The terrible sacrifice offered to Kali in the name of religion enhanced my desire to know Bengali life. I had read and heard a good deal about the Brahmo Samaj. I knew something about the life of Pratap Chandra Mazumdar. I had attended some of the meetings addressed by him. I secured his life of Keshav Chandra Sen, read it with great interest, and understood the distinction between Sadharan Brahmo Samaj and Adi Brahmo Samaj. I met Pandit Shivanath Shastri, and in company with Professor Kathavate went to see Maharshi Devendranath Tagore; but as no interviews with him were allowed then, we could not see him. We were, however, invited to a celebration of the Brahmo Samaj held at his place, and there we had the privilege of listening to fine Bengali music. Ever since I have been a lover of Bengali music.
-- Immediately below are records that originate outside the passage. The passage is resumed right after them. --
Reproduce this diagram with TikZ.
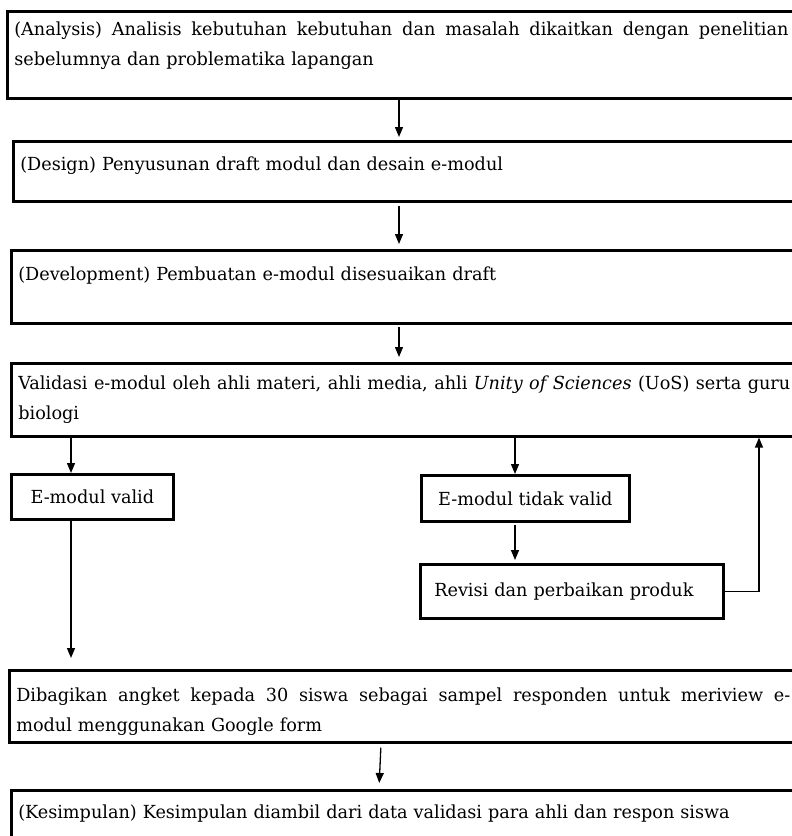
\documentclass[tikz,border=0pt]{standalone}
\usepackage{fontspec}
\setmainfont{DejaVu Serif Condensed}[FakeStretch=1.09]
\usetikzlibrary{arrows.meta}

% a first line set full width, spaces stretched
\newcommand{\fullline}[2]{\makebox[#1][s]{\spaceskip=0pt\xspaceskip=0pt #2}}

\tikzset{
  stage/.style={draw, line width=2.6pt, anchor=north west, align=left,
    text width=776pt, inner xsep=7pt, inner ysep=0pt},
  result/.style={draw, line width=2.6pt, anchor=north west, inner sep=0pt},
  flow/.style={line width=1.3pt, -{Triangle[length=10pt,width=8pt]}},
}

\begin{document}
\begin{tikzpicture}[x=1pt, y=-1pt, font=\fontsize{18}{30}\selectfont]
\path[use as bounding box, clip] (0,0) rectangle (792,836);

% columns of the arrows
\coordinate (colM) at (399,0);
\coordinate (colA) at (71,0);
\coordinate (colB) at (515,0);
\coordinate (colC) at (759,0);
\coordinate (colD) at (381,0);
\coordinate (colE) at (379,0);

% stages
\node[stage, text height=24pt, text depth=63pt] (analysis) at (6,10)
  {\fullline{774pt}{(Analysis) Analisis kebutuhan kebutuhan dan masalah dikaitkan dengan penelitian}\\
   sebelumnya dan problematika lapangan};
\node[stage, text height=29pt, text depth=31pt] (design) at (12,140)
  {(Design) Penyusunan draft modul dan desain e-modul};
\node[stage, text height=30pt, text depth=43pt] (development) at (10,249)
  {(Development) Pembuatan e-modul disesuaikan draft};
\node[stage, text height=26pt, text depth=47pt] (validasi) at (10,362)
  {\fullline{772pt}{Validasi e-modul oleh ahli materi, ahli media, ahli \textit{Unity of Sciences} (UoS) serta guru}\\
   biologi};

\node[result, minimum width=162pt, minimum height=45pt] (valid) at (10,473) {E-modul valid};
\node[result, minimum width=208pt, minimum height=46pt] (invalid) at (420,474) {E-modul tidak valid};
\node[result, minimum height=54pt, text width=275pt, inner xsep=14pt, align=left] (revisi) at (419,563)
  {Revisi dan perbaikan produk};

\node[stage, text height=31pt, text depth=41pt] (angket) at (8,669)
  {\fullline{774pt}{Dibagikan angket kepada 30 siswa sebagai sampel responden untuk meriview e-}\\
   modul menggunakan Google form};
\node[stage, text height=28pt, text depth=60pt] (kesimpulan) at (10,789)
  {(Kesimpulan) Kesimpulan diambil dari data validasi para ahli dan respon siswa};

% arrows
\draw[flow, shorten >=3pt] (analysis.south -| colM) -- (design.north -| colM);
\draw[flow, shorten <=3pt, shorten >=5pt] (design.south -| colM) -- (development.north -| colM);
\draw[flow, shorten <=2pt, shorten >=5pt] (development.south -| colM) -- (validasi.north -| colM);
\draw[flow] (validasi.south -| colA) -- (valid.north -| colA);
\draw[flow] (validasi.south -| colB) -- (invalid.north -| colB);
\draw[flow, shorten <=2pt, shorten >=3pt] (invalid.south -| colB) -- (revisi.north -| colB);
\draw[flow] (revisi.east) -| (validasi.south -| colC);
\draw[flow, shorten >=11pt] (valid.south -| colA) -- (angket.north -| colA);
\draw[flow, shorten <=4pt, shorten >=6pt] (angket.south -| colD) -- (kesimpulan.north -| colE);
\end{tikzpicture}
\end{document}
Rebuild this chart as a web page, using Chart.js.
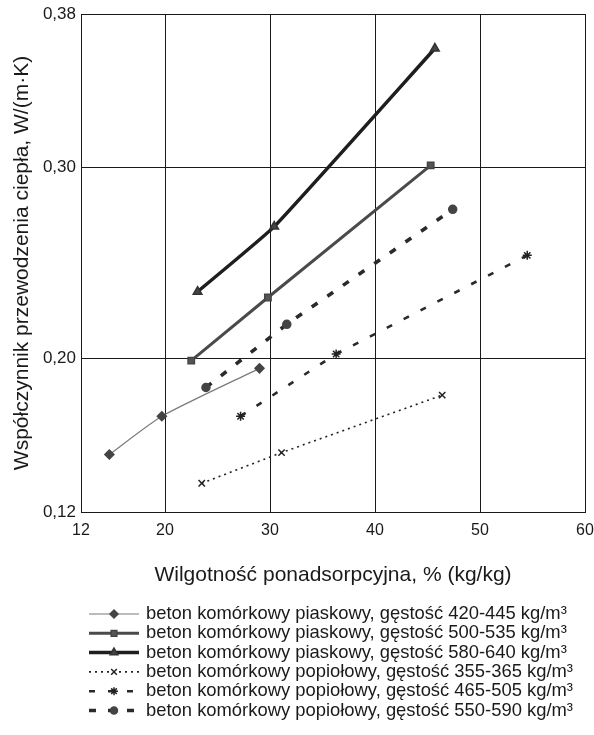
<!DOCTYPE html>
<html><head><meta charset="utf-8">
<script src="https://cdn.jsdelivr.net/npm/chart.js@4/dist/chart.umd.min.js"></script>
<style>html,body{margin:0;padding:0;background:#fff}</style>
</head><body>
<canvas id="c" width="594" height="735" style="width:594px;height:735px;display:block"></canvas>
<script>
// ---- data ----
const seriesLabels = [
  'beton komórkowy piaskowy, gęstość 420-445 kg/m³',
  'beton komórkowy piaskowy, gęstość 500-535 kg/m³',
  'beton komórkowy piaskowy, gęstość 580-640 kg/m³',
  'beton komórkowy popiołowy, gęstość 355-365 kg/m³',
  'beton komórkowy popiołowy, gęstość 465-505 kg/m³',
  'beton komórkowy popiołowy, gęstość 550-590 kg/m³'
];
const s1x = [14.7, 19.7, 29.0];  const s1y = [0.150, 0.170, 0.195];
const s2x = [22.5, 29.8, 45.3];  const s2y = [0.199, 0.232, 0.301];
const s3x = [23.1, 30.4, 45.7];  const s3y = [0.235, 0.269, 0.362];
const s4x = [23.5, 31.1, 46.4];  const s4y = [0.135, 0.151, 0.181];
const s5x = [27.2, 36.3, 54.5];  const s5y = [0.170, 0.2025, 0.254];
const s6x = [23.9, 31.6, 47.4];  const s6y = [0.185, 0.218, 0.278];
const xTicks = [12, 20, 30, 40, 50, 60];
const yTicks = [0.12, 0.20, 0.30, 0.38];
const xTitle = 'Wilgotność ponadsorpcyjna, % (kg/kg)';
const yTitle = 'Współczynnik przewodzenia ciepła, W/(m·K)';

const pts = (xs, ys) => xs.map((x, i) => ({x: x, y: ys[i]}));
const FONT = "'Liberation Sans', Arial, sans-serif";

const styles = [
  {borderColor:'#7a7a7a', borderWidth:1.2, borderDash:[], pointStyle:'rectRot', pointRadius:4.5, pointBackgroundColor:'#444', pointBorderColor:'#444', tension:0.2},
  {borderColor:'#4a4a4a', borderWidth:3, borderDash:[], pointStyle:'rect', pointRadius:4.5, pointBackgroundColor:'#555', pointBorderColor:'#444', tension:0},
  {borderColor:'#1e1e1e', borderWidth:3.5, borderDash:[], pointStyle:'triangle', pointRadius:5, pointBackgroundColor:'#444', pointBorderColor:'#333', tension:0.12},
  {borderColor:'#222', borderWidth:1.6, borderDash:[2,4], pointStyle:'crossRot', pointRadius:4.5, pointBackgroundColor:'#222', pointBorderColor:'#222', tension:0},
  {borderColor:'#2a2a2a', borderWidth:2.6, borderDash:[6,13], pointStyle:'star', pointRadius:4.5, pointBackgroundColor:'#222', pointBorderColor:'#222', tension:0},
  {borderColor:'#2a2a2a', borderWidth:3.6, borderDash:[7,12], pointStyle:'circle', pointRadius:4, pointBackgroundColor:'#444', pointBorderColor:'#444', tension:0}
];
const allData = [pts(s1x,s1y), pts(s2x,s2y), pts(s3x,s3y), pts(s4x,s4y), pts(s5x,s5y), pts(s6x,s6y)];

const datasets = allData.map((d, i) => Object.assign({
  label: seriesLabels[i], data: d, showLine: true, fill: false,
  pointBorderWidth: 1.5
}, styles[i]));

function drawMarker(ctx, style, r, x, y) {
  const H = Chart.helpers;
  if (H && H.drawPoint) {
    H.drawPoint(ctx, {pointStyle: style, radius: r, rotation: 0, borderWidth: 1.5}, x, y);
  } else {
    ctx.beginPath(); ctx.arc(x, y, r, 0, Math.PI*2); ctx.fill(); ctx.stroke();
  }
}

const legendPlugin = {
  id: 'customLegend',
  afterDraw(chart) {
    const ctx = chart.ctx;
    const x0 = 89, x1 = 139, xt = 146;
    chart.data.datasets.forEach((ds, i) => {
      const y = 614 + i * 19.3;
      ctx.save();
      ctx.strokeStyle = ds.borderColor;
      ctx.lineWidth = ds.borderWidth;
      ctx.setLineDash(ds.borderDash || []);
      ctx.beginPath(); ctx.moveTo(x0, y); ctx.lineTo(x1, y); ctx.stroke();
      ctx.setLineDash([]);
      ctx.fillStyle = ds.pointBackgroundColor;
      ctx.strokeStyle = ds.pointBorderColor;
      ctx.lineWidth = 1.5;
      drawMarker(ctx, ds.pointStyle, ds.pointRadius - 0.5, (x0 + x1) / 2, y);
      ctx.fillStyle = '#1a1a1a';
      ctx.font = '18.4px ' + FONT;
      ctx.textBaseline = 'middle';
      ctx.textAlign = 'left';
      ctx.fillText(ds.label, xt, y);
      ctx.restore();
    });
  }
};

new Chart(document.getElementById('c'), {
  type: 'scatter',
  data: { datasets: datasets },
  plugins: [legendPlugin],
  options: {
    responsive: false,
    animation: false,
    devicePixelRatio: 1,
    layout: { padding: { top: 14, right: 9, left: 6, bottom: 143 } },
    plugins: { legend: { display: false }, tooltip: { enabled: false } },
    scales: {
      x: {
        type: 'linear', min: 12, max: 60,
        afterBuildTicks: s => { s.ticks = xTicks.map(v => ({value: v})); },
        afterFit: s => { s.height = 80; s.paddingRight = 0; s.paddingLeft = 0; },
        ticks: { color: '#1a1a1a', font: { family: FONT, size: 16 }, padding: 9, callback: v => String(v), autoSkip: false, maxRotation: 0 },
        grid: { color: '#1a1a1a', lineWidth: 1, drawTicks: false },
        border: { display: true, color: '#1a1a1a', width: 1 },
        title: { display: true, text: xTitle, color: '#1a1a1a', font: { family: FONT, size: 21 } }
      },
      y: {
        type: 'linear', min: 0.12, max: 0.38,
        afterBuildTicks: s => { s.ticks = yTicks.map(v => ({value: v})); },
        afterFit: s => { s.width = 75; s.paddingTop = 0; s.paddingBottom = 0; },
        ticks: { color: '#1a1a1a', font: { family: FONT, size: 17 }, padding: 5, callback: v => v.toFixed(2).replace('.', ','), autoSkip: false },
        grid: { color: '#1a1a1a', lineWidth: 1, drawTicks: false },
        border: { display: true, color: '#1a1a1a', width: 1 },
        title: { display: true, text: yTitle, color: '#1a1a1a', font: { family: FONT, size: 21 } }
      }
    }
  }
});
</script>
</body></html>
    Having seen enough of the Brahmo Samaj, it was impossible to be satisfied without seeing Swami Vivekanand. So with great enthusiasm I went to Belur Math, mostly, or maybe all the way, on foot. I loved the sequestered site of the Math. I was disappointed and sorry to be told that the Swami was at his Calcutta house, lying ill, and could not be seen.

    I then ascertained the place of residence of Sister Nivedita, and met her in a Chowringhee mansion. I was taken aback by the splendour that surrounded her, and even in our conversation there was not much meeting ground. I spoke to Gokhale about this, and he said he did not wonder that there could be no point of contact between me and a volatile/1/ person like her.

    I met her again at Mr. Pestonji Padshah's place. I happened to come in just as she was talking to his old mother, and so I became an interpreter between the two. In spite of my failure to find any agreement with her, I could not but notice and admire her overflowing love for Hinduism. I came to know of her books later.

    I used to divide my day between seeing the leading people in Calcutta regarding the work in South Africa, and visiting and studying the religious and public institutions of the city. I once addressed a meeting, presided over by Dr. Mullick, on the work of the Indian Ambulance Corps in the Boer War. My acquaintance with The Englishman stood me in good stead on this occasion too. Mr. Saunders was ill then, but rendered me as much help as in 1896. Gokhale liked this speech of mine, and he was very glad to hear Dr. Ray praising it.

    Thus my stay under the roof of Gokhale made my work in Calcutta very easy, brought me into touch with the foremost Bengali families, and was the beginning of my intimate contact with Bengal.

    I must needs skip over many a reminiscence of this memorable month. Let me simply mention my flying visit to Burma, and the foongis/2/ there. I was pained by their lethargy. I saw the golden pagoda. I did not like the innumerable little candles burning in the temple, and the rats running about the sanctum brought to my mind thoughts of Swami Daynand's experience at Morvi. The freedom and energy of the Burmese women charmed just as the indolence of the men pained me. I also saw, during my brief sojourn, that just as Bombay was not India, Rangoon was not Burma, and that just as we in India have become commission agents of English merchants, even so in Burma have we combined with the English merchants, in making the Burmese people our commission agents.

    On my return from Burma, I took leave of Gokhale. The separation was a wrench, but my work in Bengal, or rather Calcutta, was finished, and I had no occasion to stay any longer.

    Before settling down I had thought of making a tour through India travelling third class, and acquainting myself with the hardships of third class passengers. I spoke to Gokhale about this. To begin with he ridiculed the idea, but when I explained to him what I hoped to see, he cheerfully approved. I planned to go first to Benares to pay my respects to Mrs. Besant, who was then ill.

    It was necessary to equip myself anew for the third class tour. Gokhale himself gave me a metal tiffin-box, and got it filled with sweet-balls and puris. I purchased a canvas bag worth twelve annas and a long coat made of Chhaya/3/ wool. The bag was to contain this coat, a dhoti, a towel, and a shirt. I had a blanket as well, to cover myself with, and a water-jug. Thus equipped, I set forth on my travels. Gokhale and Dr. Ray came to the station to see me off. I had asked them both not to trouble to come, but they insisted. 'I should not have come if you had gone first class, but now I had to,' said Gokhale.

    No one stopped Gokhale from going on to the platform. He was in his silk turban, jacket and dhoti. Dr. Ray was in his Bengali dress. He was stopped by the ticket collector, but on Gokhale telling him that he was his friend, he was admitted.

    Thus with their good wishes I started on my journey.

= = = = = = = = = = =

/1/ Regarding the use of the word 'volatile', see note 'In Justice of Her Memory', Young India, 30th June, 1927.

/2/ Monks.

/3/ A place in Porbandar State noted locally for its coarse woollen fabrics.